** start of RECORDS SHOWN **

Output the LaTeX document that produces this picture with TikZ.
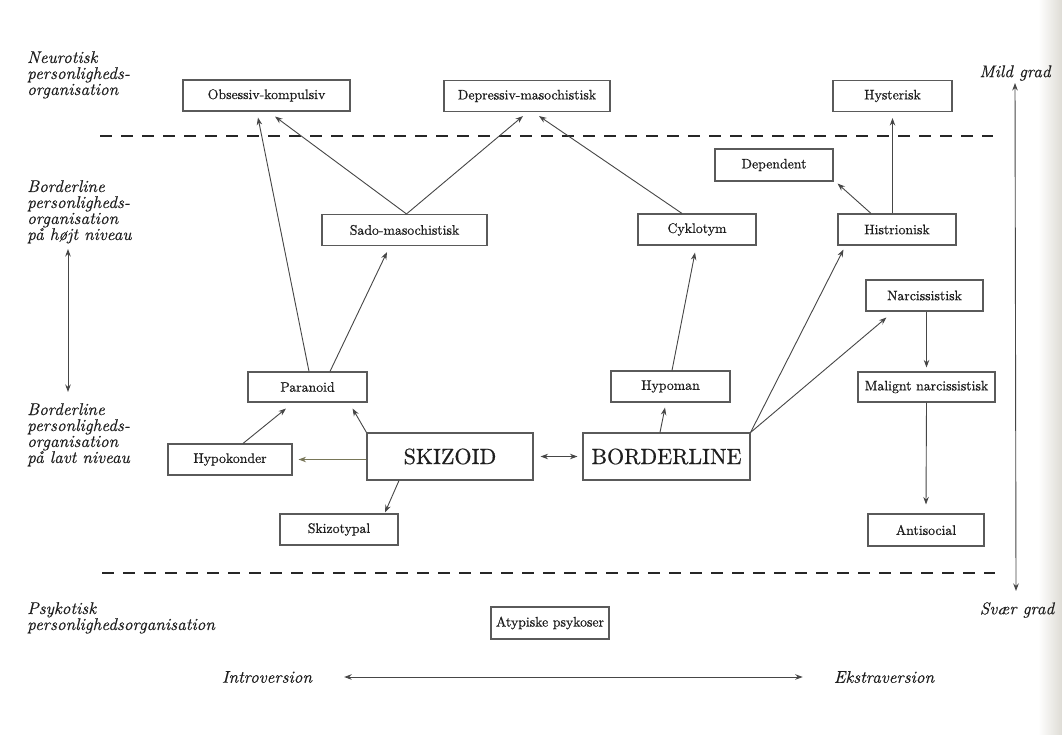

** end of RECORDS SHOWN **
** start of RECORDS SHOWN **

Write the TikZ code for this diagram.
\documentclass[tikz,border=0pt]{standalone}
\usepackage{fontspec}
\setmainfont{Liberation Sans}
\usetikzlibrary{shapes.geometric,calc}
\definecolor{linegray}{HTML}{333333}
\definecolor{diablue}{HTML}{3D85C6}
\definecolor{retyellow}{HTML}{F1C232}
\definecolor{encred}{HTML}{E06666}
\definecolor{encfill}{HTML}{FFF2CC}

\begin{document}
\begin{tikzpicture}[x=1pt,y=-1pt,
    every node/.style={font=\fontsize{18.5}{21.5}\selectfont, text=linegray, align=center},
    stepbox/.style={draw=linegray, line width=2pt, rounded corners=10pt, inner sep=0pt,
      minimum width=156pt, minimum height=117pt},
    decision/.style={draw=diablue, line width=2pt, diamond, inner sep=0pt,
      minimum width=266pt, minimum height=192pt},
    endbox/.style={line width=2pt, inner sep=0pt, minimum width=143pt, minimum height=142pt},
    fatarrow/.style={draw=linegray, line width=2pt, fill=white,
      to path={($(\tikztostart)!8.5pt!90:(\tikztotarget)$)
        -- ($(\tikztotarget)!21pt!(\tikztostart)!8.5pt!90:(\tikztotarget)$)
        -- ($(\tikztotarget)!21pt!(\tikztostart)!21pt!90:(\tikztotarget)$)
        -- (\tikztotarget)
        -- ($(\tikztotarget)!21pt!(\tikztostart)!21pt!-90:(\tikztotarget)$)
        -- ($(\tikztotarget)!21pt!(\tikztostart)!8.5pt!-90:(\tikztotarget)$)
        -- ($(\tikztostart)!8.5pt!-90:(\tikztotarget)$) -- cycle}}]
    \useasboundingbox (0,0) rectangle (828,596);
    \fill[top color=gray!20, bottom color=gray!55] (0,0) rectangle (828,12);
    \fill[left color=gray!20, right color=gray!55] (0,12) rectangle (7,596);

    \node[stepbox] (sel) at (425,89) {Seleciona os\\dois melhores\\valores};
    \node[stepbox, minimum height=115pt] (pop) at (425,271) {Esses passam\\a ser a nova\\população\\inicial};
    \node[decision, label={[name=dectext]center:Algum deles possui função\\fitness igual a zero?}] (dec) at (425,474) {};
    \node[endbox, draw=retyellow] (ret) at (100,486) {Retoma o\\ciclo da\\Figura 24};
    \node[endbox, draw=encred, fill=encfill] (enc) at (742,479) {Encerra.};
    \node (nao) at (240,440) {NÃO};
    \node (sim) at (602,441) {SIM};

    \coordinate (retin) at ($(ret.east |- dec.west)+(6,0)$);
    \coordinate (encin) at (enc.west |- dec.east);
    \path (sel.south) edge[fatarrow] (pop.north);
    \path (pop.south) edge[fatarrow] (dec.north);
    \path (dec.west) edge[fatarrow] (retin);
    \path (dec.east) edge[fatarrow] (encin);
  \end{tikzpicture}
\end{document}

** end of RECORDS SHOWN **

EXERCISE
Looking at the records above, work out how many lines include the word "this", then give that number by itself.

EXERCISE OUTPUT
2